Gene Weingarten: I don't recall. For all we know, he HAS continued under another pseudonym, but I doubt it. He seemed to be someone of character.


Pat the Perfect, ME: Oh, go ahead with the T-shirt joke. I trust you. (I say this to the man who didn't see what might be problematic with the book title "The Penis and Vagina Monologues.")

washingtonpost.com: Cringing.

Gene Weingarten: The t-shirt that came closest to offending me read, simply, "I Smelt The Felt, Big Dan's Tavern, New Bedford, Mass." As tastless as it gets.


Titleburg: Adam's Ribbing: Are Women as Funny as Men, and are Men as Funny as They Think They Are?

Gene Weingarten: Also interesting.


New York, N.Y.: Why are pseudonyms not allowed?

Gene Weingarten: Pseudonyms are not allowed because humor is often hostile, and we want people to have to stand behind what they submit. With a writer for the Post, his job is on the line; with a reader, we have no such implicit control -- at least we can ask that you not hide behind a pseudonym.


Herndon, Va.: Re: Title

"Mars vs. Uranus: Differences in Female and Male Humor"

Gene Weingarten: HAHAHA. Actually, it would be Venus v. Uranus.


Olney, Md.: That Speed Bump was probably funnier to parents because of the number one thing they don't tell you about being a parent, but should.

You will injure your child at some point.

You will probably draw blood.

The good news is, you child will not need any more therapy than they would have otherwise, although you might.

I wish someone had told me this. The first time my daughter fell right on my finger, poking herself in the eye as I tried to keep her from whacking her head against the door frame, I was probably traumatized than she was. Then I realized, children fall and hurt themselves a lot, and at some point the more you try to stop it the more you increase the chance of being the instrument of their injury instead of the floor, wall, or furniture.
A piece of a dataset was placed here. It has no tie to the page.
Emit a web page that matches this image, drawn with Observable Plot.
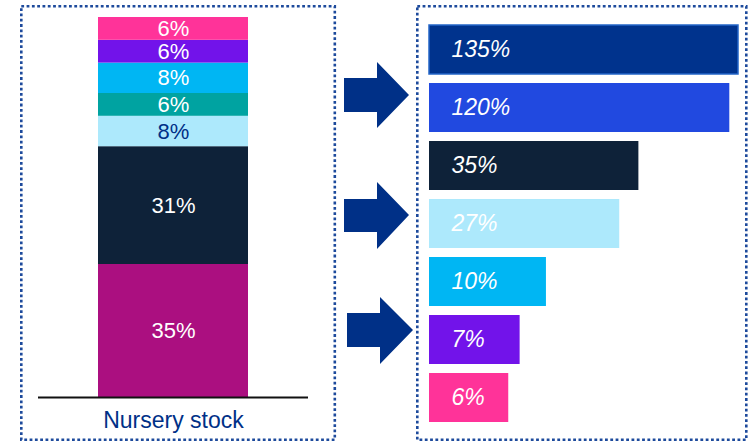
<!DOCTYPE html>
<html><head><meta charset="utf-8">
<script src="https://cdn.jsdelivr.net/npm/d3@7"></script>
<script src="https://cdn.jsdelivr.net/npm/@observablehq/plot@0.6"></script>
<style>
body{margin:0;background:#fff;font-family:"Liberation Sans",Arial,sans-serif;}
#wrap{position:relative;width:752px;height:442px;overflow:hidden;background:#fff;}
.abs{position:absolute;}
.abs svg{display:block;}
</style></head><body>
<div id="wrap">
  <div class="abs" id="left" style="left:20px;top:5px;"></div>
  <div class="abs" id="right" style="left:416px;top:5px;"></div>
  <svg class="abs" style="left:0;top:0;pointer-events:none;" width="752" height="442">
    <g fill="none" stroke="#1d4a9c" stroke-width="2.6" stroke-dasharray="2.8 2.5">
      <rect x="21.3" y="6.3" width="313.5" height="433.5"/>
      <rect x="417.3" y="6.3" width="329" height="433.5"/>
    </g>
    <g fill="#003087">
      <polygon points="344,78 377,78 377,62 409,95 377,128 377,112 344,112"/>
      <polygon points="344,199 377,199 377,182 409,215 377,249 377,232 344,232"/>
      <polygon points="347,313 380,313 380,297 413,330 380,364 380,347 347,347"/>
    </g>
  </svg>
</div>
<script>
// Left: stacked bar
const stackCategory = ["Nursery stock"];
const stackKeys = ["s1", "s2", "s3", "s4", "s5", "s6", "s7"];
const stackValues = [35, 31, 8, 6, 8, 6, 6];
const stackColors = ["#AB0F80", "#0E2239", "#ADE9FC", "#00A3A1", "#00B6F3", "#7213EA", "#FF3399"];
const stackLabelColors = ["#ffffff", "#ffffff", "#003087", "#ffffff", "#ffffff", "#ffffff", "#ffffff"];

// Right: horizontal bars
const barKeys = ["b1", "b2", "b3", "b4", "b5", "b6", "b7"];
const barValues = [135, 120, 35, 27, 10, 7, 6];
const barColors = ["#00338D", "#2149E0", "#0E2239", "#ADE9FC", "#00B6F3", "#7213EA", "#FF3399"];
const barStrokes = ["#2366c8", "none", "none", "none", "none", "none", "none"];
const logMin = 2.05;

const font = '"Liberation Sans", Arial, sans-serif';

const stackData = stackKeys.map((k, i) => ({
  cat: stackCategory[0], key: k, value: stackValues[i],
  color: stackColors[i], labelColor: stackLabelColors[i]
}));

const left = Plot.plot({
  width: 316, height: 436,
  marginTop: 12, marginBottom: 44, marginLeft: 18, marginRight: 28,
  style: {fontFamily: font, background: "transparent", overflow: "visible"},
  x: {domain: stackCategory, padding: 0.285, label: null},
  y: {domain: [0, 100], axis: null},
  color: {type: "identity"},
  marks: [
    Plot.barY(stackData, Plot.stackY({x: "cat", y: "value", fill: "color"})),
    Plot.text(stackData, Plot.stackY({x: "cat", y: "value", text: d => d.value + "%", fill: "labelColor", fontSize: 22})),
    Plot.ruleY([0], {stroke: "#111", strokeWidth: 2}),
    Plot.axisX({tickSize: 0, tickPadding: 14, fontSize: 23, color: "#003087", label: null})
  ]
});
document.getElementById("left").appendChild(left);

const barData = barKeys.map((k, i) => ({
  key: k, value: barValues[i], color: barColors[i], stroke: barStrokes[i]
}));

const right = Plot.plot({
  width: 332, height: 436,
  marginTop: 13.5, marginBottom: 11.5, marginLeft: 13, marginRight: 10,
  style: {fontFamily: font, background: "transparent", overflow: "visible"},
  x: {type: "log", domain: [logMin, d3.max(barValues)], axis: null},
  y: {domain: barKeys, paddingInner: 0.15, paddingOuter: 0.075, axis: null},
  color: {type: "identity"},
  marks: [
    Plot.barX(barData, {x1: logMin, x2: "value", y: "key", fill: "color", stroke: "stroke", strokeWidth: 1.5}),
    Plot.text(barData, {x: logMin, y: "key", text: d => d.value + "%", dx: 22, textAnchor: "start",
      fill: "white", fontSize: 23, fontStyle: "italic"})
  ]
});
document.getElementById("right").appendChild(right);
</script>
</body></html>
Hope this helps any new parents out there.

Gene Weingarten: Yes, I believe that if you do not actually physically assault your child, you are already a pretty good parent. I give myself a LOT of slack.
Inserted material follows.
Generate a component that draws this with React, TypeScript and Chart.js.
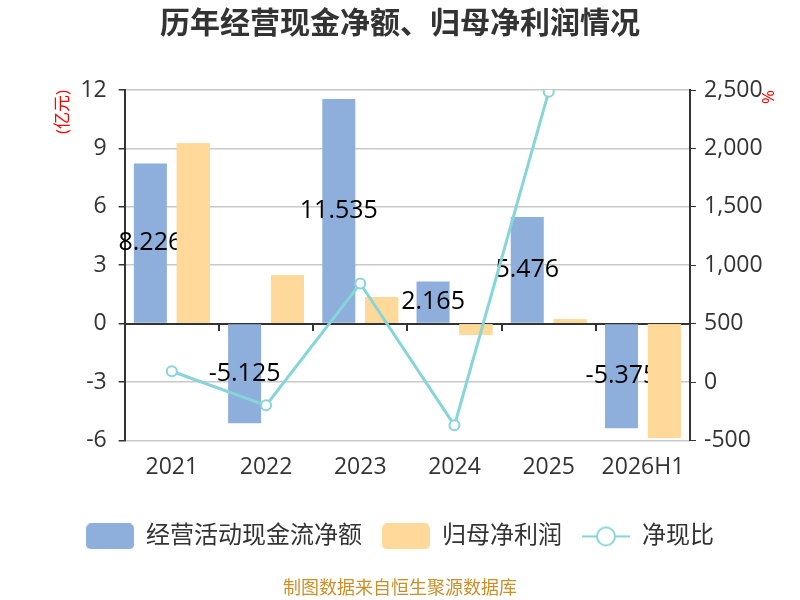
import { useEffect, useRef } from 'react';
import { Chart, registerables } from 'chart.js';
import type { Plugin } from 'chart.js';

Chart.register(...registerables);

// Data
const categories = ['2021', '2022', '2023', '2024', '2025', '2026H1'];
const cashFlow = [8.226, -5.125, 11.535, 2.165, 5.476, -5.375]; // 经营活动现金流净额 (亿元)
const netProfit = [9.26, 2.48, 1.37, -0.58, 0.22, -5.88]; // 归母净利润 (亿元)
const cashRatio = [92, -200, 843, -371, 2486, null]; // 净现比 (%)

const leftTicks = { min: -6, max: 12, step: 3 };
const rightTicks = { min: -500, max: 2500, step: 500 };

const BLUE = '#8eaedb';
const ORANGE = '#ffd999';
const TEAL = '#86d5d8';
const FONT = '"Open Sans", "Noto Sans CJK SC", sans-serif';

// legend swatches drawn as small canvases
function makeBox(color: string) {
  const c = document.createElement('canvas');
  c.width = 48;
  c.height = 26;
  const ctx = c.getContext('2d')!;
  ctx.fillStyle = color;
  ctx.beginPath();
  ctx.roundRect(0, 0, 48, 26, 5);
  ctx.fill();
  return c;
}

function makeLineMark(color: string) {
  const c = document.createElement('canvas');
  c.width = 48;
  c.height = 26;
  const ctx = c.getContext('2d')!;
  ctx.strokeStyle = color;
  ctx.lineWidth = 2;
  ctx.beginPath();
  ctx.moveTo(0, 13);
  ctx.lineTo(48, 13);
  ctx.stroke();
  ctx.fillStyle = '#fff';
  ctx.beginPath();
  ctx.arc(24, 13, 9, 0, Math.PI * 2);
  ctx.fill();
  ctx.stroke();
  return c;
}

// value labels in the middle of the cash-flow bars; the profit bars go back on top
const barLabels: Plugin<'bar'> = {
  id: 'barLabels',
  afterDatasetDraw(chart, args) {
    if (args.index !== 0) return;
    const { ctx } = chart;
    ctx.save();
    ctx.font = `25px ${FONT}`;
    ctx.fillStyle = '#000';
    ctx.textAlign = 'center';
    ctx.textBaseline = 'middle';
    args.meta.data.forEach((el, i) => {
      const { x, y, base } = el.getProps(['x', 'y', 'base'], true) as any;
      ctx.fillText(String(cashFlow[i]), x, (y + base) / 2);
    });
    ctx.restore();
    chart.getDatasetMeta(1).data.forEach((el) => el.draw(ctx));
  },
};

export default function App() {
  const canvasRef = useRef<HTMLCanvasElement>(null);

  useEffect(() => {
    if (!canvasRef.current) return;
    const swatches = [makeBox(BLUE), makeBox(ORANGE), makeLineMark(TEAL)];
    const tickFont = { size: 23, family: FONT };

    const chart = new Chart(canvasRef.current, {
      type: 'bar',
      data: {
        labels: categories,
        datasets: [
          {
            label: '经营活动现金流净额',
            data: cashFlow,
            backgroundColor: BLUE,
            yAxisID: 'y',
            categoryPercentage: 0.91,
            barPercentage: 0.77,
          },
          {
            label: '归母净利润',
            data: netProfit,
            backgroundColor: ORANGE,
            yAxisID: 'y',
            categoryPercentage: 0.91,
            barPercentage: 0.77,
          },
          {
            type: 'line',
            label: '净现比',
            data: cashRatio,
            borderColor: TEAL,
            borderWidth: 3,
            pointRadius: 5,
            pointBorderWidth: 2,
            pointBackgroundColor: '#fff',
            pointBorderColor: TEAL,
            yAxisID: 'y1',
            order: -1,
          } as any,
        ],
      },
      options: {
        responsive: true,
        maintainAspectRatio: false,
        animation: false,
        scales: {
          x: {
            grid: { display: false, drawTicks: false },
            border: { display: false },
            ticks: { color: '#333', font: tickFont, padding: 13 },
            afterFit: (scale) => {
              scale.height = 64;
            },
          },
          x2: {
            type: 'category',
            labels: categories,
            position: { y: 0 },
            offset: true,
            grid: { offset: true, drawOnChartArea: false, tickLength: 6, tickColor: '#333', lineWidth: 2 },
            border: { color: '#333', width: 2 },
            ticks: { display: false },
          },
          y: {
            position: 'left',
            min: leftTicks.min,
            max: leftTicks.max,
            ticks: { stepSize: leftTicks.step, color: '#333', font: tickFont, padding: 12 },
            grid: { color: '#c8c8c8', lineWidth: 1.5, tickLength: 6, tickColor: '#333' },
            border: { color: '#333', width: 2 },
            title: {
              display: true,
              text: '(亿元)',
              align: 'end',
              color: '#f00',
              font: { size: 17, family: FONT },
              padding: { top: 53, bottom: -5 },
            },
          },
          y1: {
            position: 'right',
            min: rightTicks.min,
            max: rightTicks.max,
            ticks: { stepSize: rightTicks.step, color: '#333', font: tickFont, padding: 8 },
            grid: { drawOnChartArea: false, tickLength: 6, tickColor: '#333' },
            border: { color: '#333', width: 2 },
            title: {
              display: true,
              text: '%',
              align: 'end',
              color: '#f00',
              font: { size: 17, family: FONT },
              padding: { top: 23, bottom: -14 },
            },
          },
        },
        plugins: {
          title: {
            display: true,
            text: '历年经营现金净额、归母净利润情况',
            color: '#333',
            font: { size: 30, weight: 'bold', family: FONT },
            padding: { top: 6, bottom: 48 },
          },
          subtitle: {
            display: true,
            position: 'bottom',
            text: '制图数据来自恒生聚源数据库',
            color: '#c9902a',
            font: { size: 18, family: FONT },
            padding: { top: 20, bottom: 0 },
          },
          legend: {
            position: 'bottom',
            labels: {
              usePointStyle: true,
              pointStyleWidth: 48,
              color: '#333',
              font: { size: 24, family: FONT },
              padding: 20,
              sort: (a, b) => (a.datasetIndex ?? 0) - (b.datasetIndex ?? 0),
              generateLabels: (c) => {
                const items = Chart.defaults.plugins.legend.labels.generateLabels(c);
                items.forEach((it) => {
                  it.pointStyle = swatches[it.datasetIndex ?? 0];
                });
                return items;
              },
            },
          },
          tooltip: { enabled: false },
        },
      },
      plugins: [barLabels as any],
    });

    return () => chart.destroy();
  }, []);

  return (
    <div style={{ position: 'fixed', left: 0, top: 0, width: 800, height: 600, background: '#fff' }}>
      <canvas ref={canvasRef} />
    </div>
  );
}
Washington, D.C.: Does the Czar EVER bend the rules to allow a clearly superior entry win although it does not follow the rules? I thought "Julius Cesar Chavez: 'I came, I saw, I Concord'" was one of the funniest Style Invitational entries EVER.
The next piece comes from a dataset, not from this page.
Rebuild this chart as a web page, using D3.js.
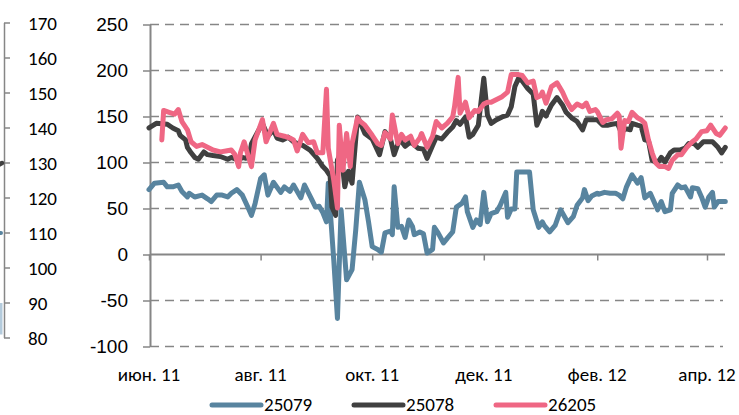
<!DOCTYPE html>
<html>
<head>
<meta charset="utf-8">
<script src="https://cdn.jsdelivr.net/npm/d3@7"></script>
<style>
  body { margin: 0; background: #fff; }
  svg { display: block; font-family: Carlito, Calibri, Lato, "Open Sans", sans-serif; }
</style>
</head>
<body>
<svg id="chart" width="739" height="415"></svg>
<script>
// day offsets from 1 June 2011, value pairs
var s25079 = [[0,70],[3,77],[8,78],[10,73],[13,73],[16,75],[18,68],[21,62],[22,66],[25,62],[29,64],[32,60],[34,57],[37,64],[40,64],[43,62],[45,66],[48,70],[51,64],[54,51],[56,42],[58,55],[61,82],[63,86],[65,64],[68,78],[72,67],[74,73],[77,68],[79,75],[83,61],[85,75],[89,59],[91,51],[93,52],[95,45],[97,35],[98,77],[101,-7],[103,-70],[105,48],[108,-28],[111,-17],[113,26],[115,78],[118,59],[120,35],[122,8],[125,5],[127,2],[129,23],[132,25],[133,21],[134,73],[136,29],[138,30],[140,18],[142,37],[144,30],[145,21],[148,24],[150,22],[152,1],[155,5],[156,29],[158,23],[161,12],[163,17],[166,24],[168,51],[171,55],[173,62],[174,46],[177,29],[179,37],[181,32],[183,67],[185,35],[187,44],[190,46],[192,53],[195,67],[196,40],[198,49],[200,49],[201,89],[205,89],[208,89],[210,48],[213,29],[215,35],[216,31],[219,24],[222,31],[225,48],[227,41],[229,34],[232,41],[234,53],[237,61],[238,70],[240,58],[242,63],[245,66],[246,65],[249,67],[252,66],[255,66],[257,64],[259,60],[261,73],[264,86],[267,77],[269,83],[271,61],[274,66],[276,57],[278,48],[280,57],[282,46],[285,48],[286,66],[289,75],[291,72],[293,73],[296,62],[297,72],[300,71],[302,62],[304,51],[306,62],[308,67],[309,51],[311,57],[315,57]];

var s25078 = [[0,137],[4,142],[10,141],[13,137],[16,134],[17,129],[20,124],[21,116],[23,110],[25,105],[27,103],[30,111],[32,108],[35,107],[39,106],[43,103],[45,105],[49,102],[51,105],[53,104],[55,108],[56,120],[59,131],[62,142],[65,128],[68,135],[70,126],[73,124],[76,127],[79,122],[81,120],[84,118],[88,113],[92,104],[95,95],[97,91],[99,85],[100,51],[102,42],[103,102],[105,110],[107,73],[109,90],[111,77],[114,149],[115,145],[118,131],[122,125],[126,108],[129,133],[132,125],[134,108],[137,125],[140,117],[143,122],[147,115],[150,114],[152,104],[155,118],[157,127],[160,125],[163,132],[166,138],[168,145],[170,141],[173,149],[175,127],[177,130],[180,140],[183,191],[185,151],[187,142],[190,146],[193,149],[196,151],[198,160],[200,182],[202,191],[204,188],[207,180],[210,174],[212,140],[214,149],[215,155],[217,150],[220,162],[223,170],[226,162],[228,154],[231,148],[234,144],[237,135],[239,146],[242,146],[245,146],[248,140],[251,140],[253,141],[256,142],[258,133],[261,136],[263,135],[264,142],[267,140],[269,139],[271,124],[273,123],[275,102],[278,99],[280,105],[282,100],[285,110],[287,113],[290,113],[293,115],[295,120],[298,120],[300,116],[303,122],[306,122],[308,122],[311,116],[313,110],[315,116]];

var s26205 = [[7,124],[8,156],[11,154],[14,152],[16,157],[18,144],[21,135],[23,122],[26,117],[29,119],[32,116],[35,113],[39,111],[42,112],[45,113],[47,108],[49,95],[50,110],[52,122],[54,108],[56,95],[58,124],[62,146],[64,122],[68,142],[70,130],[74,128],[77,126],[79,124],[81,112],[84,130],[87,121],[90,122],[92,110],[95,110],[97,179],[98,115],[101,80],[103,50],[104,140],[106,91],[108,131],[110,95],[111,120],[114,148],[115,145],[118,140],[122,129],[125,120],[127,118],[129,132],[132,125],[133,151],[136,120],[138,130],[140,124],[143,128],[145,118],[148,126],[149,131],[152,116],[155,128],[157,144],[160,137],[163,142],[166,149],[167,160],[169,192],[170,153],[173,165],[175,148],[178,156],[180,155],[183,163],[185,165],[187,165],[190,168],[193,171],[196,176],[198,195],[202,195],[204,194],[207,186],[210,188],[212,170],[214,172],[215,176],[217,164],[220,182],[223,186],[226,176],[228,167],[231,157],[234,163],[237,160],[239,164],[241,155],[244,157],[245,155],[248,143],[250,146],[253,147],[256,153],[257,150],[258,115],[260,145],[262,144],[264,154],[267,148],[269,146],[271,142],[273,124],[275,110],[277,99],[279,95],[282,95],[284,93],[286,102],[289,108],[291,108],[294,116],[297,122],[299,125],[302,133],[305,134],[307,140],[310,131],[312,129],[315,137]];

var seriesNames = ["25079", "25078", "26205"];
var seriesColors = ["#58849f", "#404040", "#ef6784"];
var yTicks = [-100, -50, 0, 50, 100, 150, 200, 250];
var tickDates = ["2011-06-01", "2011-08-01", "2011-10-01", "2011-12-01", "2012-02-01", "2012-04-01"];
var tickLabels = ["июн. 11", "авг. 11", "окт. 11", "дек. 11", "фев. 12", "апр. 12"];

// neighbouring chart, only its right axis and line ends show at the left edge
var leftTicks = [80, 90, 100, 110, 120, 130, 140, 150, 160, 170];
var leftGray = [129, 130];
var leftBlue = [110, 110];
var leftPale = [81, 90];

var svg = d3.select("#chart");
var start = new Date(2011, 5, 1);
var parse = d3.timeParse("%Y-%m-%d");
var fontSize = "19px";

var x = d3.scaleTime()
  .domain([start, new Date(2012, 3, 1)])
  .range([149, 707]);
var y = d3.scaleLinear().domain([-100, 250]).range([346, 24]);
var plotLeft = 150, plotRight = 725;

var gridColor = "#868686";

// dashed grid lines
svg.append("g")
  .selectAll("line")
  .data(yTicks.filter(d => d !== 0))
  .join("line")
  .attr("x1", plotLeft).attr("x2", plotRight - 2)
  .attr("y1", d => y(d) + 0.5).attr("y2", d => y(d) + 0.5)
  .attr("stroke", gridColor)
  .attr("stroke-width", 1.5)
  .attr("stroke-dasharray", "9,6");

// y axis
var yAxis = svg.append("g")
  .attr("transform", `translate(${plotLeft},0.5)`)
  .call(d3.axisLeft(y).tickValues(yTicks).tickFormat(d => String(d))
    .tickSize(7).tickPadding(15).tickSizeOuter(0));
yAxis.select(".domain").attr("stroke", gridColor).attr("stroke-width", 2);
yAxis.selectAll(".tick line").attr("stroke", gridColor).attr("stroke-width", 1.5);
yAxis.selectAll(".tick text").attr("fill", "#000").style("font-size", fontSize)
  .attr("font-family", null);

// x axis on the zero line
svg.append("line")
  .attr("x1", plotLeft).attr("x2", plotRight)
  .attr("y1", y(0) + 0.5).attr("y2", y(0) + 0.5)
  .attr("stroke", gridColor).attr("stroke-width", 2);
var xAxis = svg.append("g")
  .attr("transform", `translate(0,${y(0) + 0.5})`)
  .call(d3.axisBottom(x).tickValues(tickDates.map(parse)).tickSize(6).tickFormat("").tickSizeOuter(0));
xAxis.select(".domain").remove();
xAxis.selectAll(".tick line").attr("stroke", gridColor).attr("stroke-width", 1.5);

svg.append("g")
  .selectAll("text")
  .data(tickDates)
  .join("text")
  .attr("x", d => x(parse(d)))
  .attr("y", 381)
  .attr("text-anchor", "middle")
  .style("font-size", fontSize)
  .text((d, i) => tickLabels[i]);

// series
var line = d3.line()
  .x(d => x(d3.timeDay.offset(start, d[0])))
  .y(d => y(d[1]));

[s25079, s25078, s26205].forEach(function(s, i) {
  svg.append("path")
    .datum(s)
    .attr("fill", "none")
    .attr("stroke", seriesColors[i])
    .attr("stroke-width", 5)
    .attr("stroke-linejoin", "round")
    .attr("stroke-linecap", "round")
    .attr("d", line);
});

// legend
var legend = svg.append("g").attr("transform", "translate(210,405)");
var legendStep = 142;
seriesNames.forEach(function(name, i) {
  var g = legend.append("g").attr("transform", `translate(${i * legendStep},0)`);
  g.append("line")
    .attr("x1", 2).attr("x2", 51)
    .attr("stroke", seriesColors[i])
    .attr("stroke-width", 5)
    .attr("stroke-linecap", "round");
  g.append("text")
    .attr("x", 54).attr("y", 6)
    .style("font-size", fontSize)
    .text(name);
});

// neighbouring chart edge
var yl = d3.scaleLinear().domain([80, 170]).range([338, 23]);
var left = svg.append("g");
left.append("line")
  .attr("x1", 4.5).attr("x2", 4.5)
  .attr("y1", yl(80)).attr("y2", yl(170))
  .attr("stroke", gridColor).attr("stroke-width", 1.5);
left.selectAll(".lt")
  .data(leftTicks)
  .join("line")
  .attr("class", "lt")
  .attr("x1", 4).attr("x2", 10)
  .attr("y1", d => yl(d)).attr("y2", d => yl(d))
  .attr("stroke", gridColor).attr("stroke-width", 1.5);
left.selectAll("text")
  .data(leftTicks)
  .join("text")
  .attr("x", 28)
  .attr("y", d => yl(d) + 7)
  .style("font-size", fontSize)
  .text(d => d);
left.append("line")
  .attr("x1", -4).attr("x2", 2)
  .attr("y1", yl(leftGray[0])).attr("y2", yl(leftGray[1]))
  .attr("stroke", "#404040").attr("stroke-width", 4.5).attr("stroke-linecap", "round");
left.append("line")
  .attr("x1", -4).attr("x2", 1)
  .attr("y1", yl(leftBlue[0])).attr("y2", yl(leftBlue[1]))
  .attr("stroke", "#58849f").attr("stroke-width", 4).attr("stroke-linecap", "round");
left.append("line")
  .attr("x1", 1).attr("x2", 1)
  .attr("y1", yl(leftPale[0])).attr("y2", yl(leftPale[1]))
  .attr("stroke", "#b4cbdc").attr("stroke-width", 3);
</script>
</body>
</html>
Gene Weingarten: WEll, um, it got PRINTED didn't it? Isn't that the point?


Neitherwill, Norway: A true and recent variation on the premature punch line:

As I'm putting the new DVD into the player, my wife says, "I don't remember much about this book, except that it turns out he's not from the planet K-PAX."

Thanks very much.

Gene Weingarten: Right. That is a variant of the premature punch line by transference phenomenon, which my wife is partial to: "Honey tell the one about how you have to shoot the dog when you fall out of the tree."

Out of time. Thank you all, particularly for your title suggestions, which Gina and I are still gratefully accepting. If we wind up using one, or part of one, I will determine who you are in a future chat. So stand by.